Всякий раз Кате казалось, что поток ее мыслей вызовет у Володи ответное желание бежать к столу и исповедоваться. Но дни шли, мысли, что крутились вокруг отправленного письма, стихали, улетали прочь, внимание поворачивалось к однокурсникам, знакомым, тем, кто был рядом. Образ Володи — благо он был призрачен (пожалуй, Катя могла сравнить его с фреской в почти разрушенной часовне, когда стоишь в груде мусора, смотришь на стену, видишь силуэт и понимаешь, что там — благообразный старец, хотя, если разобраться, на стене лишь грязь с остатками былой краски), образ Володи скрывался за слоями: сначала за мыслями, что продолжали витать в голове Кати после того, как письмо Володе было отправлено, затем за удивлением и обидой, что так долго нет ответа, но когда Катя уже не помнила, о чем написала Володе, и интересы ее уже обитали в другой сфере, и она была переполнена французской поэзией или русской мемуаристикой — тут, как всегда нежданно и неожиданно, приходил конверт с листочками, исписанными знакомым уже, особым почерком, и обида исчезает, и мгновенно рождается интерес: что же там, в том конверте, на тех листках; и письмо всякий раз оказывалось как нельзя более кстати, вовремя: столько всяких изменений произошло в мире Кати, столько появилось новых увлечений, мыслей, догадок, рассуждений, впечатлений, что она тут же бросалась писать ответ, чтобы излить на бумаге все, что теперь интересовало, тревожило, будоражило ее, и, высказывая свои новые мысли, новые суждения, она как бы сама в них разбиралась, и то, что тревожило ее своей неопределенностью, к концу письма становилось ясным, стройным и единственно возможным, словно, сообщая свои мысли Володе, Катя, чтобы Володе было понятнее, наводила в своих мыслях порядок, раскладывала по каталогу, расставляла по нужным ячейкам, а попутно анализировала, отбрасывала устаревшее, неинтересное, утверждала нечто вновь (иногда в процессе письма) созданное.
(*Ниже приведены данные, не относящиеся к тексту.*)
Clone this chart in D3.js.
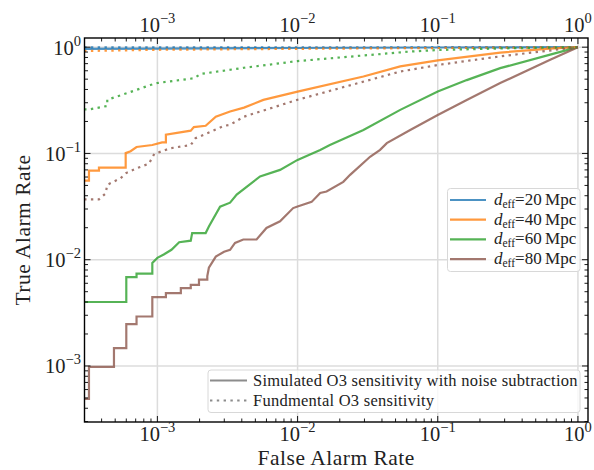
<!DOCTYPE html>
<html><head><meta charset="utf-8">
<script src="https://cdn.jsdelivr.net/npm/d3@7/dist/d3.min.js"></script>
<style>body{margin:0;background:#fff}</style>
</head><body><svg id="c" width="594" height="470"></svg>
<script>
// ---------- data ----------
const distances = [20, 40, 60, 80];
const seriesColors = ["#1f77b4", "#ff7f0e", "#2ca02c", "#8c564b"];
const styleLabels = ["Simulated O3 sensitivity with noise subtraction", "Fundmental O3 sensitivity"];
const xTickExps = [-3, -2, -1, 0];
const yTickExps = [-3, -2, -1, 0];

// [False Alarm Rate, True Alarm Rate]
const sim20 = [[3e-4,0.965],[1e-3,0.97],[1e-2,0.982],[1e-1,0.993],[1,1]];
const fund20 = [[3e-4,0.995],[1e-2,0.998],[1,1]];
const sim40 = [[3e-4,0.0556],[3.25e-4,0.0556],[3.25e-4,0.069],[3.83e-4,0.069],[3.83e-4,0.0737],[5.94e-4,0.0737],
  [5.94e-4,0.1007],[6.44e-4,0.105],[7.1e-4,0.115],[9.2e-4,0.12],[1.08e-3,0.127],[1.15e-3,0.127],[1.15e-3,0.15],
  [1.73e-3,0.164],[1.82e-3,0.177],[2.21e-3,0.182],[2.61e-3,0.222],[3.3e-3,0.248],[4.15e-3,0.27],[5.7e-3,0.319],
  [1e-2,0.382],[2.95e-2,0.53],[5.4e-2,0.66],[0.1,0.75],[0.279,0.89],[0.634,0.97],[1,1]];
const fund40 = [[3e-4,0.92],[1e-3,0.945],[1e-2,0.965],[0.1,0.982],[1,1]];
const sim60 = [[3e-4,0.004],[6.0e-4,0.004],[6.0e-4,0.00686],[7.1e-4,0.00686],[7.1e-4,0.0074],[9.2e-4,0.0074],
  [9.2e-4,0.0093],[1.0e-3,0.0104],[1.11e-3,0.0112],[1.26e-3,0.0124],[1.43e-3,0.0146],[1.73e-3,0.0151],[1.77e-3,0.0178],
  [2.21e-3,0.0178],[2.33e-3,0.0205],[2.8e-3,0.0316],[3.3e-3,0.0344],[3.68e-3,0.041],[5.4e-3,0.0608],[7.5e-3,0.07],
  [1e-2,0.087],[1.45e-2,0.108],[1.7e-2,0.12],[2.95e-2,0.166],[5.4e-2,0.257],[0.1,0.382],[0.161,0.49],[0.279,0.635],
  [0.634,0.85],[1,1]];
const fund60 = [[3e-4,0.26],[3.3e-4,0.26],[4.39e-4,0.28],[4.39e-4,0.32],[6.1e-4,0.37],[8.9e-4,0.44],[1e-3,0.46],
  [1.82e-3,0.51],[2.04e-3,0.56],[4.15e-3,0.64],[1e-2,0.74],[6.36e-2,0.91],[0.1,0.94],[0.3,0.975],[1,1]];
const sim80 = [[3e-4,0.00049],[3.25e-4,0.00049],[3.25e-4,0.00098],[4.9e-4,0.00098],[4.9e-4,0.00147],[6.0e-4,0.00147],
  [6.0e-4,0.00248],[7.1e-4,0.00248],[7.1e-4,0.00292],[9.2e-4,0.00292],[9.2e-4,0.00445],[1.15e-3,0.00445],
  [1.15e-3,0.00485],[1.47e-3,0.00485],[1.47e-3,0.0054],[1.73e-3,0.0054],[1.73e-3,0.0058],[1.98e-3,0.0058],
  [1.98e-3,0.0065],[2.27e-3,0.0065],[2.27e-3,0.007],[2.33e-3,0.0084],[2.61e-3,0.0107],[2.99e-3,0.0119],
  [3.3e-3,0.0124],[3.58e-3,0.0144],[4.1e-3,0.0155],[5.1e-3,0.0155],[6.0e-3,0.0199],[7.5e-3,0.023],[9.3e-3,0.0306],
  [1e-2,0.0317],[1.26e-2,0.035],[1.45e-2,0.0424],[1.61e-2,0.0438],[2.12e-2,0.054],[2.37e-2,0.0629],[3.29e-2,0.093],
  [3.88e-2,0.108],[4.33e-2,0.125],[6.36e-2,0.166],[0.1,0.23],[0.161,0.319],[0.279,0.459],[0.634,0.76],[1,1]];
const fund80 = [[3e-4,0.037],[3.83e-4,0.037],[4.27e-4,0.042],[4.39e-4,0.0507],[5.47e-4,0.0585],[5.94e-4,0.065],
  [7.2e-4,0.073],[8.7e-4,0.08],[9.5e-4,0.099],[1.24e-3,0.112],[1.73e-3,0.12],[1.87e-3,0.139],[2.27e-3,0.155],
  [2.99e-3,0.182],[3.3e-3,0.186],[4.15e-3,0.222],[1e-2,0.32],[5.4e-2,0.59],[0.1,0.68],[0.279,0.82],[1,1]];

const simSeries = [sim20, sim40, sim60, sim80];
const fundSeries = [fund20, fund40, fund60, fund80];

// ---------- layout ----------
const L = 84.5, R = 588, T = 38, B = 422;
const FONT = "'Liberation Serif','DejaVu Serif',serif";
const svg = d3.select("#c");
const x = d3.scaleLog().domain([3.02e-4, 1.18]).range([L, R]);
const y = d3.scaleLog().domain([2.97e-4, 1.22]).range([B, T]);

svg.append("defs").append("clipPath").attr("id","clip")
  .append("rect").attr("x",L).attr("y",T).attr("width",R-L).attr("height",B-T);

// grid
const grid = svg.append("g").attr("stroke","#dcdcdc").attr("stroke-width",1.5);
xTickExps.forEach(e => grid.append("line").attr("x1",x(10**e)).attr("x2",x(10**e)).attr("y1",T).attr("y2",B));
yTickExps.forEach(e => grid.append("line").attr("y1",y(10**e)).attr("y2",y(10**e)).attr("x1",L).attr("x2",R));

// lines
const line = d3.line().x(d => x(d[0])).y(d => y(d[1]));
const plot = svg.append("g").attr("clip-path","url(#clip)").attr("fill","none");
distances.forEach((d,i) => {
  plot.append("path").datum(simSeries[i]).attr("d",line)
    .attr("stroke",seriesColors[i]).attr("stroke-opacity",0.8).attr("stroke-width",2.2)
    .attr("stroke-linejoin","miter");
});
distances.forEach((d,i) => {
  plot.append("path").datum(fundSeries[i]).attr("d",line)
    .attr("stroke",seriesColors[i]).attr("stroke-opacity",0.8).attr("stroke-width",2.2)
    .attr("stroke-dasharray","2.4,4.4");
});

// ticks (inward on all sides)
const tk = svg.append("g").attr("stroke","#000").attr("stroke-width",0.9);
const isMajor = v => Math.abs(Math.log10(v) - Math.round(Math.log10(v))) < 1e-9;
x.ticks().forEach(v => {
  const len = isMajor(v) ? 6 : 3.5, px = x(v);
  tk.append("line").attr("x1",px).attr("x2",px).attr("y1",B).attr("y2",B-len);
  tk.append("line").attr("x1",px).attr("x2",px).attr("y1",T).attr("y2",T+len);
});
y.ticks().forEach(v => {
  const len = isMajor(v) ? 6 : 3.5, py = y(v);
  tk.append("line").attr("y1",py).attr("y2",py).attr("x1",L).attr("x2",L+len);
  tk.append("line").attr("y1",py).attr("y2",py).attr("x1",R).attr("x2",R-len);
});

// frame
svg.append("rect").attr("x",L).attr("y",T).attr("width",R-L).attr("height",B-T)
  .attr("fill","none").attr("stroke","#000").attr("stroke-width",1.4);

// tick labels
function powLabel(g, px, py, e, anchor){
  const t = g.append("text").attr("x",px).attr("y",py).attr("text-anchor",anchor)
    .attr("font-family",FONT).attr("font-size",20.5).attr("fill","#222");
  t.append("tspan").text("10");
  t.append("tspan").attr("dy",-9).attr("font-size",14.5).text(e < 0 ? "\u2212" + (-e) : String(e));
}
const lab = svg.append("g");
xTickExps.forEach(e => {
  powLabel(lab, x(10**e), 440.5, e, "middle");
  powLabel(lab, x(10**e), 32, e, "middle");
});
yTickExps.forEach(e => powLabel(lab, 81, y(10**e)+7.5, e, "end"));

// axis titles
svg.append("text").attr("x",(L+R)/2).attr("y",465).attr("text-anchor","middle")
  .attr("font-family",FONT).attr("font-size",21.5).attr("letter-spacing",0.5).attr("fill","#222").text("False Alarm Rate");
svg.append("text").attr("transform",`translate(30,${(T+B)/2}) rotate(-90)`).attr("text-anchor","middle")
  .attr("font-family",FONT).attr("font-size",21.5).attr("letter-spacing",0.5).attr("fill","#222").text("True Alarm Rate");

// legend 1: distances
const lg1 = svg.append("g");
lg1.append("rect").attr("x",447.5).attr("y",188.5).attr("width",132.5).attr("height",83).attr("rx",3)
  .attr("fill","#fff").attr("fill-opacity",0.8).attr("stroke","#d8d8d8").attr("stroke-width",1);
distances.forEach((d,i) => {
  const cy = 200 + i*19.7;
  lg1.append("line").attr("x1",450).attr("x2",486).attr("y1",cy).attr("y2",cy)
    .attr("stroke",seriesColors[i]).attr("stroke-opacity",0.8).attr("stroke-width",2.2);
  const t = lg1.append("text").attr("x",494).attr("y",cy+5).attr("font-family",FONT)
    .attr("font-size",17).attr("fill","#222");
  t.append("tspan").attr("font-style","italic").text("d");
  t.append("tspan").attr("font-size",11.5).attr("dy",3).text("eff");
  t.append("tspan").attr("dy",-3).text("=" + d + "\u2009Mpc");
});

// legend 2: line styles
const lg2 = svg.append("g");
lg2.append("rect").attr("x",208).attr("y",370).attr("width",372).attr("height",42.5).attr("rx",3)
  .attr("fill","#fff").attr("fill-opacity",0.8).attr("stroke","#d8d8d8").attr("stroke-width",1);
styleLabels.forEach((s,i) => {
  const cy = 380.5 + i*20;
  const ln = lg2.append("line").attr("x1",210).attr("x2",247).attr("y1",cy).attr("y2",cy)
    .attr("stroke","#7f7f7f").attr("stroke-opacity",0.9).attr("stroke-width",2.2);
  if (i === 1) ln.attr("stroke-dasharray","2.4,4.4");
  lg2.append("text").attr("x",253).attr("y",cy+5).attr("font-family",FONT)
    .attr("font-size",16.5).attr("letter-spacing",0.25).attr("fill","#222").text(s);
});
</script></body></html>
И всякий раз, читая его письмо, поражалась: если она металась, искала, ошибалась, воспламенялась и разочаровывалась — он, казалось, был все тот же, сделанный однажды и навсегда, эдакий прочно слепленный монолит, не подверженный ветрам и веяниям.
Его письма всегда были в спокойной манере, без ерничанья, с чуть заметной улыбкой старшего над проказами и эмоциональностью младшего, но без умничанья, без всемирных обид и глобальных разочарований — Володя жил в каком-то прочном мире, где ничего не только не рушилось, но и не менялось вовсе, где время как бы текло по каким-то иным законам, обходя тугой плавной волной бытие, лишь задевая его, но ничего в нем не сокрушая, не меняя.
"Сначала прошу меня извинить и объясняю, почему долго не писал. У нас сейчас есть еще тренировки в зале, где, мы, в основном, играем в баскетбол. Но у нас, гребцов, это нечто среднее между регби и настоящим баскетболом. Мне, как всегда, не повезло — повредил руку, да так, что несколько дней не мог даже писать. А сейчас накопились в институте мелкие долги. Приходится, в основном, писать — оформлять всякие практические занятия, задания и т. д.
Летом наши ребята собираются в поход на Алтай, охотиться на медведей. Как по-Вашему, стоит ли составить им компанию? Вдруг привезешь домой медвежью шкуру, все лопнут от зависти. Только бы свою там не оставить.